Making Play a Priority in My Kindergarten Classroom
As the end of the year approaches, I can't help but find myself reflecting on the year. This is my second year teaching Kindergarten. Over the past two years, I have learned an enormous amount about the developmental needs of young learners. First and foremost, I have learned that 5-year-olds have an incredibly tight schedule: an hour of math, two hours of literacy, 40 minutes of science and social studies. As a kindergarten teacher I find it difficult to fit in the social and emotional centers such as puppets, blocks, dramatic play, art, water/sand table, which are so important to the development of our 5 and 6-year-olds. The kindergarten I remember used to be all about developing social and emotional skills, but now I find that we have succumbed to the pressures of preparing children to tackle the rigorous demands of 1st grade and preparing them for high-stakes standardized testing.

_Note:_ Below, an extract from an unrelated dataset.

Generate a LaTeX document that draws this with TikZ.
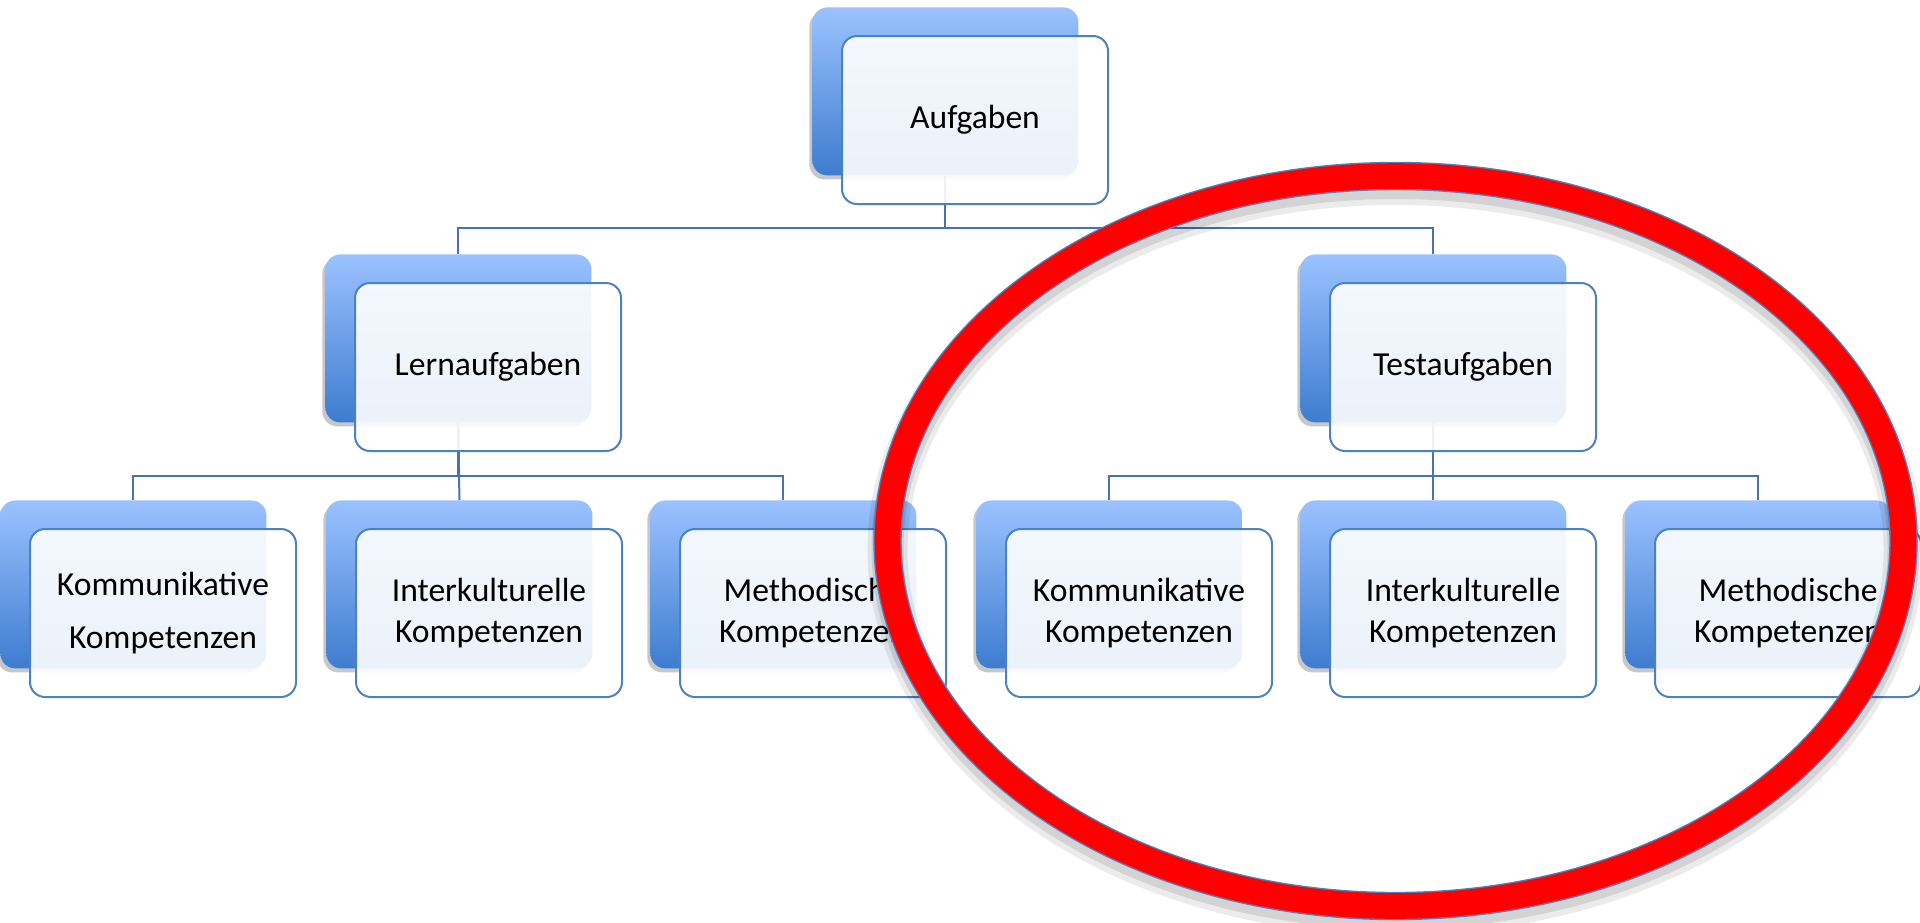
\documentclass[tikz,border=0pt]{standalone}
\usepackage{fontspec}
\setmainfont{Carlito}
\usetikzlibrary{shadows}
\definecolor{linec}{HTML}{4A72AC}
\definecolor{framec}{HTML}{4F81BD}
\definecolor{topc}{HTML}{9BC2FF}
\definecolor{botc}{HTML}{3E7CCF}
\definecolor{ringc}{HTML}{FF0000}
\begin{document}
\begin{tikzpicture}[x=0.5pt,y=-0.5pt,
  backbox/.style={rounded corners=7.5pt, top color=topc, bottom color=botc, draw=none,
    minimum width=133pt, minimum height=84pt, inner sep=0pt, anchor=north west,
    drop shadow={shadow xshift=-1.5pt, shadow yshift=-2pt, opacity=0.22, fill=black}},
  frontbox/.style={rounded corners=7.5pt, fill=white, fill opacity=0.9, text opacity=1,
    draw=framec, line width=1pt, minimum width=133pt, minimum height=84pt, inner sep=0pt,
    anchor=north west, align=center, font=\fontsize{16.8}{20.2}\selectfont},
  conn/.style={draw=linec, line width=1pt}]
\useasboundingbox (0,0) rectangle (1920,922);
\clip (0,0) rectangle (1920,922);
% back boxes
\node[backbox] (bA) at (812,7) {};
\node[backbox] (bL) at (325,254) {};
\node[backbox] (bT) at (1300,254) {};
\node[backbox] (b1) at (0,500) {};
\node[backbox] (b2) at (326,500) {};
\node[backbox] (b3) at (650,500) {};
\node[backbox] (b4) at (976,500) {};
\node[backbox] (b5) at (1300,500) {};
\node[backbox] (b6) at (1625,500) {};
% connectors
\draw[conn] (bA.south) -- ++(0,52) -| (bL.north);
\draw[conn] (bA.south) -- ++(0,52) -| (bT.north);
\draw[conn] (bL.south) -- ++(0,53) -| (b1.north);
\draw[conn] (bL.south) -- (b2.north);
\draw[conn] (bL.south) -- ++(0,53) -| (b3.north);
\draw[conn] (bT.south) -- ++(0,53) -| (b4.north);
\draw[conn] (bT.south) -- (b5.north);
\draw[conn] (bT.south) -- ++(0,53) -| (b6.north);
% front boxes
\node[frontbox] (fA) at (841,35) {Aufgaben};
\node[frontbox] (fL) at (354,282) {Lernaufgaben};
\node[frontbox] (fT) at (1329,282) {Testaufgaben};
\node[frontbox] (f1) at (29,528) {Kommunikative\\[6pt]Kompetenzen};
\node[frontbox] (f2) at (355,528) {Interkulturelle\\Kompetenzen};
\node[frontbox] (f3) at (679,528) {Methodische\\Kompetenzen};
\node[frontbox] (f4) at (1005,528) {Kommunikative\\Kompetenzen};
\node[frontbox] (f5) at (1329,528) {Interkulturelle\\Kompetenzen};
\node[frontbox] (f6) at (1654,528) {Methodische\\Kompetenzen};
% red ring
\coordinate (ec) at (1395.5,541);
\draw[black, opacity=0.10, line width=16pt] ([yshift=-3.5pt]ec) ellipse [x radius=254pt, y radius=182.5pt];
\draw[black, opacity=0.08, line width=20pt] ([yshift=-4.5pt]ec) ellipse [x radius=254pt, y radius=182.5pt];
\draw[framec, line width=14.2pt] (ec) ellipse [x radius=254pt, y radius=182.5pt];
\draw[ringc, line width=12.8pt] (ec) ellipse [x radius=254pt, y radius=182.5pt];
\end{tikzpicture}
\end{document}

This year I participated in a Kindergarten Seminar at the New Jersey Department of Education and spent a great deal of time this year working with other early childhood teachers, master teachers, and administrators discussing developmentally appropriate practices in kindergarten. I found myself reflecting on my own teaching in a much different way. I realized the importance of teaching my students to solve problems, work together, share and accept each other’s differences through play. More importantly, I learned that I can do this while still implementing the Common Core Standards in developmentally appropriate ways. Who knew?!?!
The first change I made to my classroom was eliminating morning work. While attending the Kindergarten Seminar, a colleague asked me why I had my students complete morning work, but I honestly could not find a reasonable answer to give her. It was this moment that I realized that I did have time to give my students opportunities to problem solve, make choices, have fun in my classroom every day through play. All I had to do was eliminate morning work. I remember thinking to myself, "How had I never considered this!?"
When I returned to my classroom the next week, I immediately trashed my monotonous worksheets and instead greeted my students with puzzles, blocks, stories, puppets, paint, and journals each morning. I found that my students were more pleasant, argued less, had more fun, and were actually learning! They explored, used critical thinking, learned important social skills, expressed their creativity, solved problems without my assistance, which in turn, created a more pleasant environment for everyone.
Although this is only one of the many changes I made, I felt it was the most influential change I made this school year. I learned that I should be focusing more on making my kindergarten classroom fit the needs of my students instead of my students adapting to fit the needs of my classroom. I am thankful that I had to opportunity to reflect on my teaching in such a significant way. My students will benefit greatly from it and I hope yours do too!